** begin DATASET CONTENT **

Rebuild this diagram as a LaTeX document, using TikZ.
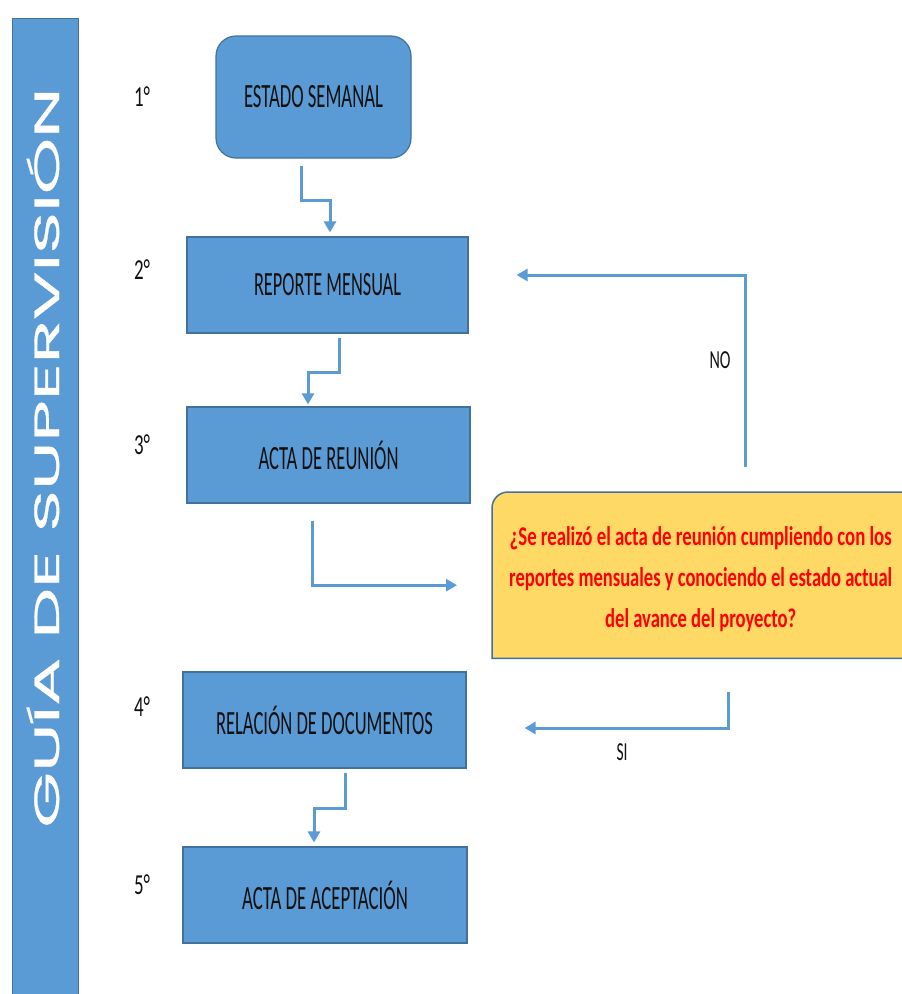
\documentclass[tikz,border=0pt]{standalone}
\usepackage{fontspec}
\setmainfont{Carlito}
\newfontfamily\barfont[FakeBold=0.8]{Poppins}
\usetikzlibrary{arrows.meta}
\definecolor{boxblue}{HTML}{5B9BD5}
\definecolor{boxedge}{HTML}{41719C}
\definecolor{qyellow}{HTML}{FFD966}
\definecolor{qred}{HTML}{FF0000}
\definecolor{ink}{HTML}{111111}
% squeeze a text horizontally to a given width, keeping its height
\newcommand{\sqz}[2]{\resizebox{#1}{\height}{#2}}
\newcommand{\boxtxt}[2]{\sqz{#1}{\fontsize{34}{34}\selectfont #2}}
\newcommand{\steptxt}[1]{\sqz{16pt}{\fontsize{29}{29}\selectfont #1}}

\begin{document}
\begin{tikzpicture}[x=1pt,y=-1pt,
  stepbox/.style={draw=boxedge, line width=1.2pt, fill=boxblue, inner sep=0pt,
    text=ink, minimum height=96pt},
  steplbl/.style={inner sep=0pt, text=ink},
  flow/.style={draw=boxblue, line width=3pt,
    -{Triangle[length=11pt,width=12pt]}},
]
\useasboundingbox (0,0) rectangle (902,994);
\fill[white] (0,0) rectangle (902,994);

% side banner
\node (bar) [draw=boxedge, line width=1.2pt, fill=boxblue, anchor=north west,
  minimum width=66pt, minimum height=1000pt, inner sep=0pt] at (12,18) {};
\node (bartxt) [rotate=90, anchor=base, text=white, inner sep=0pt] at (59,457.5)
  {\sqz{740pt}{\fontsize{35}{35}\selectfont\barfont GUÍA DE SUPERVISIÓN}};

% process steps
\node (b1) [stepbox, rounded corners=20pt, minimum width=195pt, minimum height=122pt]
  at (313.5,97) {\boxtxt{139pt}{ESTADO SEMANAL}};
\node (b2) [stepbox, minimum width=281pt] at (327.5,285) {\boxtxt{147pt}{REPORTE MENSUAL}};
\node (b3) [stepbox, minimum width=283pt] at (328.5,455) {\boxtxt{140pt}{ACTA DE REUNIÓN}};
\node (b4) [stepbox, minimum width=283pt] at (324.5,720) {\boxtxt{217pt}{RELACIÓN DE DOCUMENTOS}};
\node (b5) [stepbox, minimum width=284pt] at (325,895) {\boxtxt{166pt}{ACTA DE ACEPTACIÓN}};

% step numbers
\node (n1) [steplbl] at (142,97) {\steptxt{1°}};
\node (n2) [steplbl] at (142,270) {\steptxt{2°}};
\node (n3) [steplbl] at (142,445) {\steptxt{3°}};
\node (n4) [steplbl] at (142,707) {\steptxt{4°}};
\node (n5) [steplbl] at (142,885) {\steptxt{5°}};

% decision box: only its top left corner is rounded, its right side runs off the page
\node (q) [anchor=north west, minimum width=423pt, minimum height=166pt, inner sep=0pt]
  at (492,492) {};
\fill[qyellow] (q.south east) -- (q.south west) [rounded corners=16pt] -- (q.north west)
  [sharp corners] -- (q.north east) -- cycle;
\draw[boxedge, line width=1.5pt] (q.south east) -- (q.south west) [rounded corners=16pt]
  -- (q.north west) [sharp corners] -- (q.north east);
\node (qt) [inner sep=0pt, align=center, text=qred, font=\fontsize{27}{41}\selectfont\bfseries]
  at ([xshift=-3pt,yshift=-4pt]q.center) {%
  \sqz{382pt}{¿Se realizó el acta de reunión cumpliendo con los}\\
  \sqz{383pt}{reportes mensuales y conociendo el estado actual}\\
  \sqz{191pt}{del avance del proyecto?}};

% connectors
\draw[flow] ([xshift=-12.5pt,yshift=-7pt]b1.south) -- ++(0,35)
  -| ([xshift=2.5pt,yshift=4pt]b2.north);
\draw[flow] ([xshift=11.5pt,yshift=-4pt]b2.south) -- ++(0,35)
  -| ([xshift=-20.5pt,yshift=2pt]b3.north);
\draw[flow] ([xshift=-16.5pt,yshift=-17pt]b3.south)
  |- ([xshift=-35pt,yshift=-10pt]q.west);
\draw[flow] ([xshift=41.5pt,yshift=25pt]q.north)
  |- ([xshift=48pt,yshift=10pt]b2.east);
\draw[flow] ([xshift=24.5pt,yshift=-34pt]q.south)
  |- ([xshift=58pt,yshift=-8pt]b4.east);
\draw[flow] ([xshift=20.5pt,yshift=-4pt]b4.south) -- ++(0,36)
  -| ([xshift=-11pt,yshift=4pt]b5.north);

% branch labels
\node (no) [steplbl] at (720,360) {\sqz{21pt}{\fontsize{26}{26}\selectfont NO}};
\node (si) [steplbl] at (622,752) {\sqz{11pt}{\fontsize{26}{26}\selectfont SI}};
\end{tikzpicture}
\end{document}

** end DATASET CONTENT **
** begin DATASET CONTENT **

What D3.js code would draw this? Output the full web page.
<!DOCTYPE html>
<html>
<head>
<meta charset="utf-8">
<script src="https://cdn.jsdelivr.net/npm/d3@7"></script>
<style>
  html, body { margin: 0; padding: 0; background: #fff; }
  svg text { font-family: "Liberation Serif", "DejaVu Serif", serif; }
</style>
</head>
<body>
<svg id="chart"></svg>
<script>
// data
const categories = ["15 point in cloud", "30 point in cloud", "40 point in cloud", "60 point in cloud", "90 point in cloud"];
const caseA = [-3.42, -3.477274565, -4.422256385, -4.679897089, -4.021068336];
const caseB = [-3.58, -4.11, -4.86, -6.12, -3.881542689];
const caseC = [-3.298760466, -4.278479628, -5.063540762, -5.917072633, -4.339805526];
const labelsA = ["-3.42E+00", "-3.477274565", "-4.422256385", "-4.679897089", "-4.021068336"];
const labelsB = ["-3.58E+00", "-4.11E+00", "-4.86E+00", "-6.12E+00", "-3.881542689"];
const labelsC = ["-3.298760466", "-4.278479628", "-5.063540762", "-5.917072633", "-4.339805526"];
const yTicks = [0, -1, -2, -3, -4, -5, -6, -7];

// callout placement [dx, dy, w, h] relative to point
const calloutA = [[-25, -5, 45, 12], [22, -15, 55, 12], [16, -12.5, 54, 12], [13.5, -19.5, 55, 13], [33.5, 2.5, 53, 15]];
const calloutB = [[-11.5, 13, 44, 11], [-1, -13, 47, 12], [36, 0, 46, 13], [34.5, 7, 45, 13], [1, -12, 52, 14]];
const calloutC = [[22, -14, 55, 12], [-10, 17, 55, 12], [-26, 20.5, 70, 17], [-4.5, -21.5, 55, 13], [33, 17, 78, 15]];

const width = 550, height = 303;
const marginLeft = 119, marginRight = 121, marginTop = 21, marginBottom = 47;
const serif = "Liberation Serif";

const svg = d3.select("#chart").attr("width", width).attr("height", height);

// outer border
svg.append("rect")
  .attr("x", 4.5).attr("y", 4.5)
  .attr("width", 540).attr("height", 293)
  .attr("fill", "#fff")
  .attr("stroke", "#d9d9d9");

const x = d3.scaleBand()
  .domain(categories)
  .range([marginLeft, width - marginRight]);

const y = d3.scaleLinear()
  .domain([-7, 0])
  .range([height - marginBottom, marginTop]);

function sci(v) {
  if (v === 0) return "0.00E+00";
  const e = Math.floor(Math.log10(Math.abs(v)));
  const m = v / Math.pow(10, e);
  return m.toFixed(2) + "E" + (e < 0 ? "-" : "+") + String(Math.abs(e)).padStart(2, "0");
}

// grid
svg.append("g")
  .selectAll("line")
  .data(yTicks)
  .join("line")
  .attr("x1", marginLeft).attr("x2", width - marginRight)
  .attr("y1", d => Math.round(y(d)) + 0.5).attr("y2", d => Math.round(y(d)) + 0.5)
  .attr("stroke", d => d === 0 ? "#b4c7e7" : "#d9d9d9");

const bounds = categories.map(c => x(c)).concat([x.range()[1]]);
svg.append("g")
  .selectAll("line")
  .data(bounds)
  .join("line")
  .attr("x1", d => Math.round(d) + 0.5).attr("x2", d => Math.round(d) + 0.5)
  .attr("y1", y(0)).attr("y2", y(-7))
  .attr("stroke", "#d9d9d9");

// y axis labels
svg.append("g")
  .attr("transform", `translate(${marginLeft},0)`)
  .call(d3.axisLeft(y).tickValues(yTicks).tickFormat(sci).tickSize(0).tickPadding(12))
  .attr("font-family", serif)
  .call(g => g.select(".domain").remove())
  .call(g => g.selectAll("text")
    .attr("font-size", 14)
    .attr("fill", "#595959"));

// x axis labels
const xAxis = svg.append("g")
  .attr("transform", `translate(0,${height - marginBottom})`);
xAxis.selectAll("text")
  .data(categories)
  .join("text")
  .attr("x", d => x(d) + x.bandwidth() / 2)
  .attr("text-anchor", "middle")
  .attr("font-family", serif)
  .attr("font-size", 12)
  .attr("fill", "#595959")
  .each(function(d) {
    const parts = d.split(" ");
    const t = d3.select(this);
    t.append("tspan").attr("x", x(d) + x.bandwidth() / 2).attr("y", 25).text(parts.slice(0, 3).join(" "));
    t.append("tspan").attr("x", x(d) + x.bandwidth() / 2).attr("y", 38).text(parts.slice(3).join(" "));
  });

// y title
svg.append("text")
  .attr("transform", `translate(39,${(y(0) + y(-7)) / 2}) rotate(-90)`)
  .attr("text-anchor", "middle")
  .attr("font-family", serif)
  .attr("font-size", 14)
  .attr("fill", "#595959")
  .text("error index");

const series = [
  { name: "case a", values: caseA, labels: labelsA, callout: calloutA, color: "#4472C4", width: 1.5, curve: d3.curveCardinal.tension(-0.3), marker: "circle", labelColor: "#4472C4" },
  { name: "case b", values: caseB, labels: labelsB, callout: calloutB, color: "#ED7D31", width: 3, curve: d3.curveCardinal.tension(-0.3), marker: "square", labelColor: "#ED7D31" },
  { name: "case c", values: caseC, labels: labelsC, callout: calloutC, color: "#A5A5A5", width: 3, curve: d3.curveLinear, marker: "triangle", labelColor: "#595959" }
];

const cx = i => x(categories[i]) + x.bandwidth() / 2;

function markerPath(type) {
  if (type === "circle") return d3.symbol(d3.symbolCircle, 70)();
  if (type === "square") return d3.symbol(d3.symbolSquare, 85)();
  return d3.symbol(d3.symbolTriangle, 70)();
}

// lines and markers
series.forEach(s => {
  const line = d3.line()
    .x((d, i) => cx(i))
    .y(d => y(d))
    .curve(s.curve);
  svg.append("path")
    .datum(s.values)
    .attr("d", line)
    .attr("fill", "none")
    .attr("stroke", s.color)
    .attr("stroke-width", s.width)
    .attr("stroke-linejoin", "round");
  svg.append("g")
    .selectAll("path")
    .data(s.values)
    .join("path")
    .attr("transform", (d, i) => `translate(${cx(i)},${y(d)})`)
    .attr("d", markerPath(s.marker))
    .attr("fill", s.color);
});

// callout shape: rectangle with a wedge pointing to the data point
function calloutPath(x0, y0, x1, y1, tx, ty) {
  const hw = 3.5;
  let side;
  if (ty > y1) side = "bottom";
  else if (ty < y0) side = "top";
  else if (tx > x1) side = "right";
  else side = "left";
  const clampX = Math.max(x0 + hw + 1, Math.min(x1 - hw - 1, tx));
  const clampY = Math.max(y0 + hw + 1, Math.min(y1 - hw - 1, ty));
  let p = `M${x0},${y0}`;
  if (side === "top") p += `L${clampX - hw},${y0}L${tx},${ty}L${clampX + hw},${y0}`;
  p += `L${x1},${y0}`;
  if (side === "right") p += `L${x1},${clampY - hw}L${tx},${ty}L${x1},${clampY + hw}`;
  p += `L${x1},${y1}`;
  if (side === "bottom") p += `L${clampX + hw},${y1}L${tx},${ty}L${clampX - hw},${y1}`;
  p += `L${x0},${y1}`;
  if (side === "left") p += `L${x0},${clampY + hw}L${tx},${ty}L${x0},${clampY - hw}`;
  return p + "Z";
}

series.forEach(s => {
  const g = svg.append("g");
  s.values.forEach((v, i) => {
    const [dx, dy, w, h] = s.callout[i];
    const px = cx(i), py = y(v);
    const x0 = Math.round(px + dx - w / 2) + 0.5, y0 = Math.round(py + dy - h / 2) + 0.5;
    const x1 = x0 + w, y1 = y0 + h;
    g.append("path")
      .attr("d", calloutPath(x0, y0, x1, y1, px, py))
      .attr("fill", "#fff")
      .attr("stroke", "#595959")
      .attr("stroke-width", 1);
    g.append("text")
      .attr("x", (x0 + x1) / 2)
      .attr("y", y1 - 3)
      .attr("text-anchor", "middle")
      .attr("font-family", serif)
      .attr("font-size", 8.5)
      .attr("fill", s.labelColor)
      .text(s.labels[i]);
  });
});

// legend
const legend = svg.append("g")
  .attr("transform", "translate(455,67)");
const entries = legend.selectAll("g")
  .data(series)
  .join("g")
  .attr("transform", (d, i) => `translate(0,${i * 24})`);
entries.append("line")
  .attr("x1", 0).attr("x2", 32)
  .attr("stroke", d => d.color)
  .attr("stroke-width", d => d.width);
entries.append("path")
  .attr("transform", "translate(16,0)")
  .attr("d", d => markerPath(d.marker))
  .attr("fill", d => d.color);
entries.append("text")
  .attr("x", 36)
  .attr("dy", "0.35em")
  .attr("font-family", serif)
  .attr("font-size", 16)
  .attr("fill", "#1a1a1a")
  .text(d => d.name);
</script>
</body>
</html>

** end DATASET CONTENT **

Everything from the line that contains "What D3.js code" through the line that contains "const yTicks = [0, -1, -2, -3, -4, -5, -6, -7];" is to be transcribed exactly, and nothing outside that range.

■ SOLVED EXERCISE
What D3.js code would draw this? Output the full web page.
<!DOCTYPE html>
<html>
<head>
<meta charset="utf-8">
<script src="https://cdn.jsdelivr.net/npm/d3@7"></script>
<style>
  html, body { margin: 0; padding: 0; background: #fff; }
  svg text { font-family: "Liberation Serif", "DejaVu Serif", serif; }
</style>
</head>
<body>
<svg id="chart"></svg>
<script>
// data
const categories = ["15 point in cloud", "30 point in cloud", "40 point in cloud", "60 point in cloud", "90 point in cloud"];
const caseA = [-3.42, -3.477274565, -4.422256385, -4.679897089, -4.021068336];
const caseB = [-3.58, -4.11, -4.86, -6.12, -3.881542689];
const caseC = [-3.298760466, -4.278479628, -5.063540762, -5.917072633, -4.339805526];
const labelsA = ["-3.42E+00", "-3.477274565", "-4.422256385", "-4.679897089", "-4.021068336"];
const labelsB = ["-3.58E+00", "-4.11E+00", "-4.86E+00", "-6.12E+00", "-3.881542689"];
const labelsC = ["-3.298760466", "-4.278479628", "-5.063540762", "-5.917072633", "-4.339805526"];
const yTicks = [0, -1, -2, -3, -4, -5, -6, -7];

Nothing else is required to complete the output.